-- WHAT THIS TASK INVOLVES --
Repeat the material below exactly, with no pictures.

-- DATASET EXTRACT --
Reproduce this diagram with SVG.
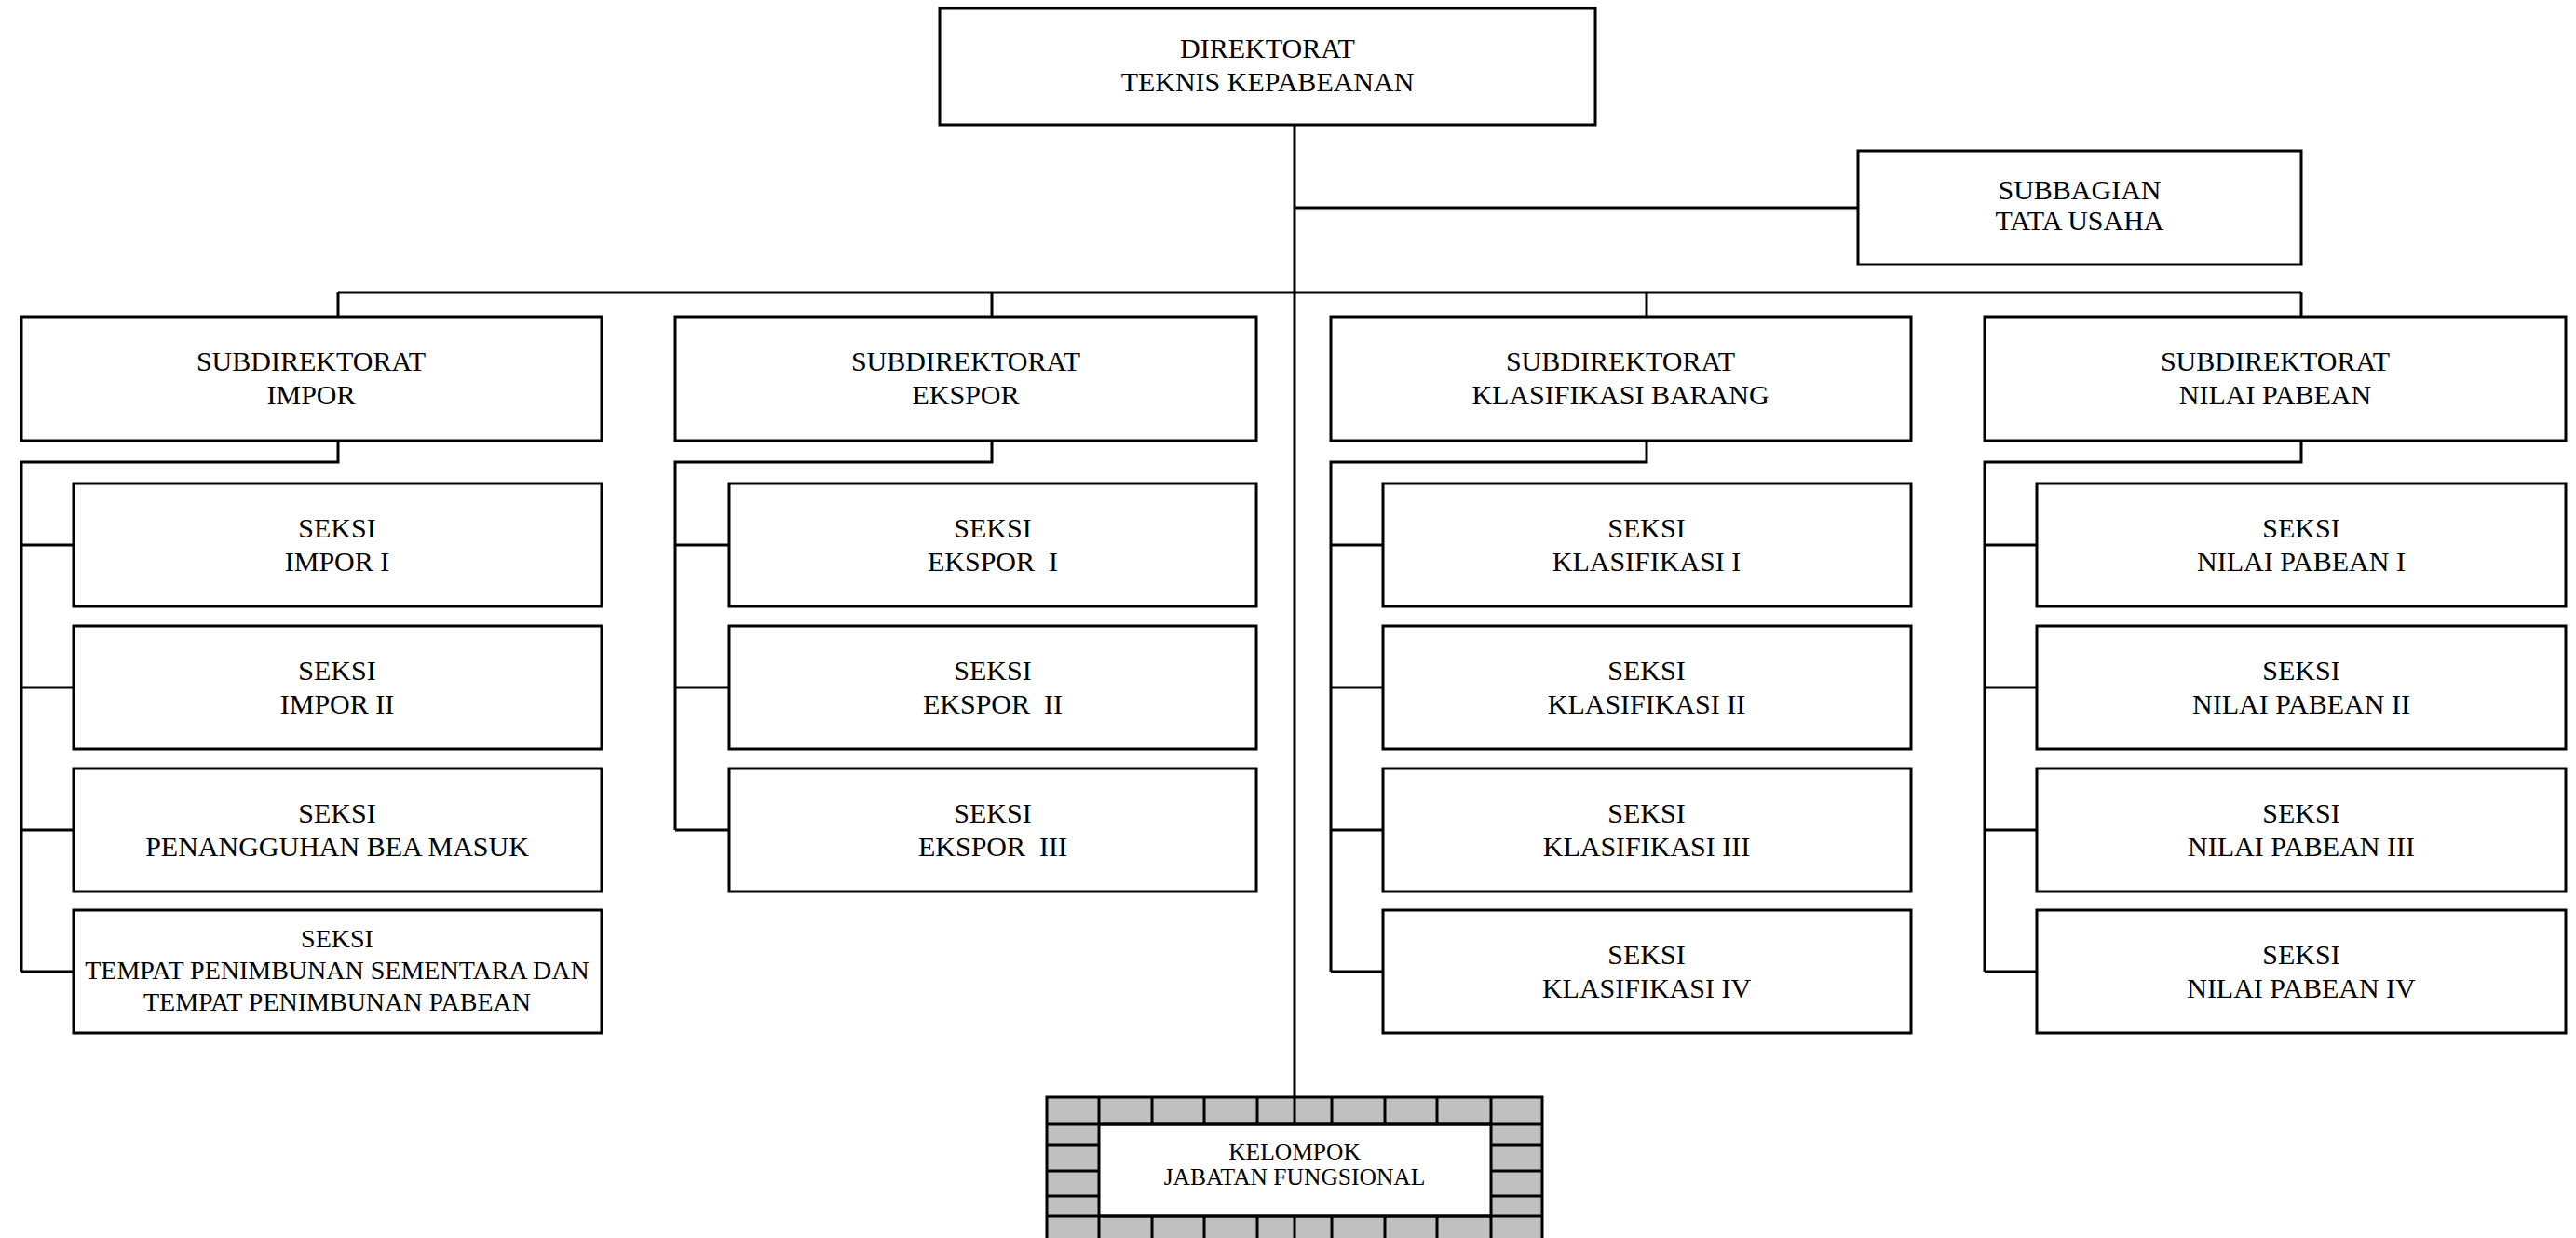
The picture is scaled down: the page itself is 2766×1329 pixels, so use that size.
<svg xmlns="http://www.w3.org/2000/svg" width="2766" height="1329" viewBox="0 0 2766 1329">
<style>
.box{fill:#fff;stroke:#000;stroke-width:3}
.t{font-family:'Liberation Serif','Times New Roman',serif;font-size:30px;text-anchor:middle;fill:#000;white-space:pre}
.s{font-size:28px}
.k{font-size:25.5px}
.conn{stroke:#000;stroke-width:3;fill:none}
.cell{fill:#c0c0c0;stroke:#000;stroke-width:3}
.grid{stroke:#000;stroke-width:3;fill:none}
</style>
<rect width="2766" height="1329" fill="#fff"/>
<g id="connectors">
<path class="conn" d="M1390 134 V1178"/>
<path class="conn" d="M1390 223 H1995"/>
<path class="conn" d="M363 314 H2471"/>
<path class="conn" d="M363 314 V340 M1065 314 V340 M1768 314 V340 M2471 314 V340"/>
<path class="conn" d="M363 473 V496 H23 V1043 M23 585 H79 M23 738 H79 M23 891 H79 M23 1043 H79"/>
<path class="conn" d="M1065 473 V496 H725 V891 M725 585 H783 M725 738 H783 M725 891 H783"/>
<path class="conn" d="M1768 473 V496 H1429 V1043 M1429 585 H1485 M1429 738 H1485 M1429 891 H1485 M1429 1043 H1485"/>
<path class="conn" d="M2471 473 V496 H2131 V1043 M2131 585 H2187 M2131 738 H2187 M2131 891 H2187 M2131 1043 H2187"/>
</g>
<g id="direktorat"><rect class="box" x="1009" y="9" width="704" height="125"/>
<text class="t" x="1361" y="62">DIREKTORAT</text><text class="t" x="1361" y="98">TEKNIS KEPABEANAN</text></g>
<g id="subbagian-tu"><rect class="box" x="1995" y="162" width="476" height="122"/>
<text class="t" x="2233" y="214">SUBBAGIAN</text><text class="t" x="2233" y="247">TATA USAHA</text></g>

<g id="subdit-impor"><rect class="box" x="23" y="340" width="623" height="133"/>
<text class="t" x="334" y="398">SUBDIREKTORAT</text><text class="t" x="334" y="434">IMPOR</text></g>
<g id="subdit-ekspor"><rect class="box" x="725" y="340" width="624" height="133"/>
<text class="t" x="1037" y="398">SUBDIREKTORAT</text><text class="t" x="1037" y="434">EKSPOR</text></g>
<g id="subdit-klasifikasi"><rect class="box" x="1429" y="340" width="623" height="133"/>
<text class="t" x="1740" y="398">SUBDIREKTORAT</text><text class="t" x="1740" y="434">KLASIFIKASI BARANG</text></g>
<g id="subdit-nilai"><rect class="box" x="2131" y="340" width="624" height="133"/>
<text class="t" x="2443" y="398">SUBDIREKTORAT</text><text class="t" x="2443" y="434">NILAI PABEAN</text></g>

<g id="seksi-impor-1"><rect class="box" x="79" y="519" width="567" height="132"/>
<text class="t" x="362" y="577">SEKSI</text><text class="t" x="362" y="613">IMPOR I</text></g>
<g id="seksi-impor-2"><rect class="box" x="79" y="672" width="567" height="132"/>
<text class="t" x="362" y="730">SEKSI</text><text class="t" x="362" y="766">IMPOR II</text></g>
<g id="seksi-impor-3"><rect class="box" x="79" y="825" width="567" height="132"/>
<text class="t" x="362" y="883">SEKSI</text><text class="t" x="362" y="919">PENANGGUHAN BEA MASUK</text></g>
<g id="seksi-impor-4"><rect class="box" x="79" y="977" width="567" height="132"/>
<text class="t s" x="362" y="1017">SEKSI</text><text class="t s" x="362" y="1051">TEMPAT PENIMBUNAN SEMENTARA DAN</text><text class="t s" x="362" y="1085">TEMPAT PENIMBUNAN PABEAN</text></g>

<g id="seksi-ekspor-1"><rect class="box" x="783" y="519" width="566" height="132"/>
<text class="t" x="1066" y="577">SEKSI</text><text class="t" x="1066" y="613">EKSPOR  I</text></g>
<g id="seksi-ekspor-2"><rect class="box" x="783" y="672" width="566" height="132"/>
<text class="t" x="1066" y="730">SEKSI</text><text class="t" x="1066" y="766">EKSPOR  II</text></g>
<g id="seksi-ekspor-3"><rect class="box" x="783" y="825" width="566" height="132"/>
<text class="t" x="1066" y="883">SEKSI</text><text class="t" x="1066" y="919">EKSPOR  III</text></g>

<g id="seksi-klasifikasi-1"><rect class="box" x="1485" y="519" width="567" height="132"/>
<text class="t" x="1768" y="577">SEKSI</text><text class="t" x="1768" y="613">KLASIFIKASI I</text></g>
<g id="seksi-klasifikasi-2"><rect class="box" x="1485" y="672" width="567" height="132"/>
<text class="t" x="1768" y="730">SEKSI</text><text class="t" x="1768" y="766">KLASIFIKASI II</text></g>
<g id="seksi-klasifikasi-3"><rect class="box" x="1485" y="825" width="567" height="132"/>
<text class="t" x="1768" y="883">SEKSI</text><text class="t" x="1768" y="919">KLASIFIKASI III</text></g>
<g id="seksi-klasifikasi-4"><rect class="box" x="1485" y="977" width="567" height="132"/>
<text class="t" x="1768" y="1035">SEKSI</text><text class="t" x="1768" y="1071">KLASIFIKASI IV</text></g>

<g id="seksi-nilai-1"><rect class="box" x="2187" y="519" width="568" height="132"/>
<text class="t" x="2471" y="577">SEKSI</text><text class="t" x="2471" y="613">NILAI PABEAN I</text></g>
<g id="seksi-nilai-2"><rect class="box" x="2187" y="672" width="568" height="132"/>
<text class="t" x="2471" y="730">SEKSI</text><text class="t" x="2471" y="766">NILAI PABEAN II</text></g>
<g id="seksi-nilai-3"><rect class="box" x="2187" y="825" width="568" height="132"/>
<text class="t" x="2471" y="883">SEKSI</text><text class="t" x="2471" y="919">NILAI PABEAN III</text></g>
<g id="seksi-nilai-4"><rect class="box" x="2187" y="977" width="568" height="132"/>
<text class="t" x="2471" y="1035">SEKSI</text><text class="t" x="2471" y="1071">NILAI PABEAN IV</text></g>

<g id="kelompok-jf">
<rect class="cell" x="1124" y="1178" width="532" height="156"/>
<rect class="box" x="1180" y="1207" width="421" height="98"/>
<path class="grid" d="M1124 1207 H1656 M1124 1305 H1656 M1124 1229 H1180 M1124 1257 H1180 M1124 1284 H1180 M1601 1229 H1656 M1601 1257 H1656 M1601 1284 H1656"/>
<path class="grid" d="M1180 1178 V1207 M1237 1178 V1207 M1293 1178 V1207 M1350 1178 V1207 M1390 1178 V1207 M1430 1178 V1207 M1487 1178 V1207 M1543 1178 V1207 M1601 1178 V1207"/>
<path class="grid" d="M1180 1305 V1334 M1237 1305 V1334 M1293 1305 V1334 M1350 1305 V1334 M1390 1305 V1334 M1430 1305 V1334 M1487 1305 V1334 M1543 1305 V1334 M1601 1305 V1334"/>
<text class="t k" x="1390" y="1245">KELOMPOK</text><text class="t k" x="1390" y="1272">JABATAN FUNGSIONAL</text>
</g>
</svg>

-- WORKED ANSWER --
Reproduce this diagram with SVG.
The picture is scaled down: the page itself is 2766×1329 pixels, so use that size.
<svg xmlns="http://www.w3.org/2000/svg" width="2766" height="1329" viewBox="0 0 2766 1329">
<style>
.box{fill:#fff;stroke:#000;stroke-width:3}
.t{font-family:'Liberation Serif','Times New Roman',serif;font-size:30px;text-anchor:middle;fill:#000;white-space:pre}
.s{font-size:28px}
.k{font-size:25.5px}
.conn{stroke:#000;stroke-width:3;fill:none}
.cell{fill:#c0c0c0;stroke:#000;stroke-width:3}
.grid{stroke:#000;stroke-width:3;fill:none}
</style>
<rect width="2766" height="1329" fill="#fff"/>
<g id="connectors">
<path class="conn" d="M1390 134 V1178"/>
<path class="conn" d="M1390 223 H1995"/>
<path class="conn" d="M363 314 H2471"/>
<path class="conn" d="M363 314 V340 M1065 314 V340 M1768 314 V340 M2471 314 V340"/>
<path class="conn" d="M363 473 V496 H23 V1043 M23 585 H79 M23 738 H79 M23 891 H79 M23 1043 H79"/>
<path class="conn" d="M1065 473 V496 H725 V891 M725 585 H783 M725 738 H783 M725 891 H783"/>
<path class="conn" d="M1768 473 V496 H1429 V1043 M1429 585 H1485 M1429 738 H1485 M1429 891 H1485 M1429 1043 H1485"/>
<path class="conn" d="M2471 473 V496 H2131 V1043 M2131 585 H2187 M2131 738 H2187 M2131 891 H2187 M2131 1043 H2187"/>
</g>
<g id="direktorat"><rect class="box" x="1009" y="9" width="704" height="125"/>
<text class="t" x="1361" y="62">DIREKTORAT</text><text class="t" x="1361" y="98">TEKNIS KEPABEANAN</text></g>
<g id="subbagian-tu"><rect class="box" x="1995" y="162" width="476" height="122"/>
<text class="t" x="2233" y="214">SUBBAGIAN</text><text class="t" x="2233" y="247">TATA USAHA</text></g>

<g id="subdit-impor"><rect class="box" x="23" y="340" width="623" height="133"/>
<text class="t" x="334" y="398">SUBDIREKTORAT</text><text class="t" x="334" y="434">IMPOR</text></g>
<g id="subdit-ekspor"><rect class="box" x="725" y="340" width="624" height="133"/>
<text class="t" x="1037" y="398">SUBDIREKTORAT</text><text class="t" x="1037" y="434">EKSPOR</text></g>
<g id="subdit-klasifikasi"><rect class="box" x="1429" y="340" width="623" height="133"/>
<text class="t" x="1740" y="398">SUBDIREKTORAT</text><text class="t" x="1740" y="434">KLASIFIKASI BARANG</text></g>
<g id="subdit-nilai"><rect class="box" x="2131" y="340" width="624" height="133"/>
<text class="t" x="2443" y="398">SUBDIREKTORAT</text><text class="t" x="2443" y="434">NILAI PABEAN</text></g>

<g id="seksi-impor-1"><rect class="box" x="79" y="519" width="567" height="132"/>
<text class="t" x="362" y="577">SEKSI</text><text class="t" x="362" y="613">IMPOR I</text></g>
<g id="seksi-impor-2"><rect class="box" x="79" y="672" width="567" height="132"/>
<text class="t" x="362" y="730">SEKSI</text><text class="t" x="362" y="766">IMPOR II</text></g>
<g id="seksi-impor-3"><rect class="box" x="79" y="825" width="567" height="132"/>
<text class="t" x="362" y="883">SEKSI</text><text class="t" x="362" y="919">PENANGGUHAN BEA MASUK</text></g>
<g id="seksi-impor-4"><rect class="box" x="79" y="977" width="567" height="132"/>
<text class="t s" x="362" y="1017">SEKSI</text><text class="t s" x="362" y="1051">TEMPAT PENIMBUNAN SEMENTARA DAN</text><text class="t s" x="362" y="1085">TEMPAT PENIMBUNAN PABEAN</text></g>

<g id="seksi-ekspor-1"><rect class="box" x="783" y="519" width="566" height="132"/>
<text class="t" x="1066" y="577">SEKSI</text><text class="t" x="1066" y="613">EKSPOR  I</text></g>
<g id="seksi-ekspor-2"><rect class="box" x="783" y="672" width="566" height="132"/>
<text class="t" x="1066" y="730">SEKSI</text><text class="t" x="1066" y="766">EKSPOR  II</text></g>
<g id="seksi-ekspor-3"><rect class="box" x="783" y="825" width="566" height="132"/>
<text class="t" x="1066" y="883">SEKSI</text><text class="t" x="1066" y="919">EKSPOR  III</text></g>

<g id="seksi-klasifikasi-1"><rect class="box" x="1485" y="519" width="567" height="132"/>
<text class="t" x="1768" y="577">SEKSI</text><text class="t" x="1768" y="613">KLASIFIKASI I</text></g>
<g id="seksi-klasifikasi-2"><rect class="box" x="1485" y="672" width="567" height="132"/>
<text class="t" x="1768" y="730">SEKSI</text><text class="t" x="1768" y="766">KLASIFIKASI II</text></g>
<g id="seksi-klasifikasi-3"><rect class="box" x="1485" y="825" width="567" height="132"/>
<text class="t" x="1768" y="883">SEKSI</text><text class="t" x="1768" y="919">KLASIFIKASI III</text></g>
<g id="seksi-klasifikasi-4"><rect class="box" x="1485" y="977" width="567" height="132"/>
<text class="t" x="1768" y="1035">SEKSI</text><text class="t" x="1768" y="1071">KLASIFIKASI IV</text></g>

<g id="seksi-nilai-1"><rect class="box" x="2187" y="519" width="568" height="132"/>
<text class="t" x="2471" y="577">SEKSI</text><text class="t" x="2471" y="613">NILAI PABEAN I</text></g>
<g id="seksi-nilai-2"><rect class="box" x="2187" y="672" width="568" height="132"/>
<text class="t" x="2471" y="730">SEKSI</text><text class="t" x="2471" y="766">NILAI PABEAN II</text></g>
<g id="seksi-nilai-3"><rect class="box" x="2187" y="825" width="568" height="132"/>
<text class="t" x="2471" y="883">SEKSI</text><text class="t" x="2471" y="919">NILAI PABEAN III</text></g>
<g id="seksi-nilai-4"><rect class="box" x="2187" y="977" width="568" height="132"/>
<text class="t" x="2471" y="1035">SEKSI</text><text class="t" x="2471" y="1071">NILAI PABEAN IV</text></g>

<g id="kelompok-jf">
<rect class="cell" x="1124" y="1178" width="532" height="156"/>
<rect class="box" x="1180" y="1207" width="421" height="98"/>
<path class="grid" d="M1124 1207 H1656 M1124 1305 H1656 M1124 1229 H1180 M1124 1257 H1180 M1124 1284 H1180 M1601 1229 H1656 M1601 1257 H1656 M1601 1284 H1656"/>
<path class="grid" d="M1180 1178 V1207 M1237 1178 V1207 M1293 1178 V1207 M1350 1178 V1207 M1390 1178 V1207 M1430 1178 V1207 M1487 1178 V1207 M1543 1178 V1207 M1601 1178 V1207"/>
<path class="grid" d="M1180 1305 V1334 M1237 1305 V1334 M1293 1305 V1334 M1350 1305 V1334 M1390 1305 V1334 M1430 1305 V1334 M1487 1305 V1334 M1543 1305 V1334 M1601 1305 V1334"/>
<text class="t k" x="1390" y="1245">KELOMPOK</text><text class="t k" x="1390" y="1272">JABATAN FUNGSIONAL</text>
</g>
</svg>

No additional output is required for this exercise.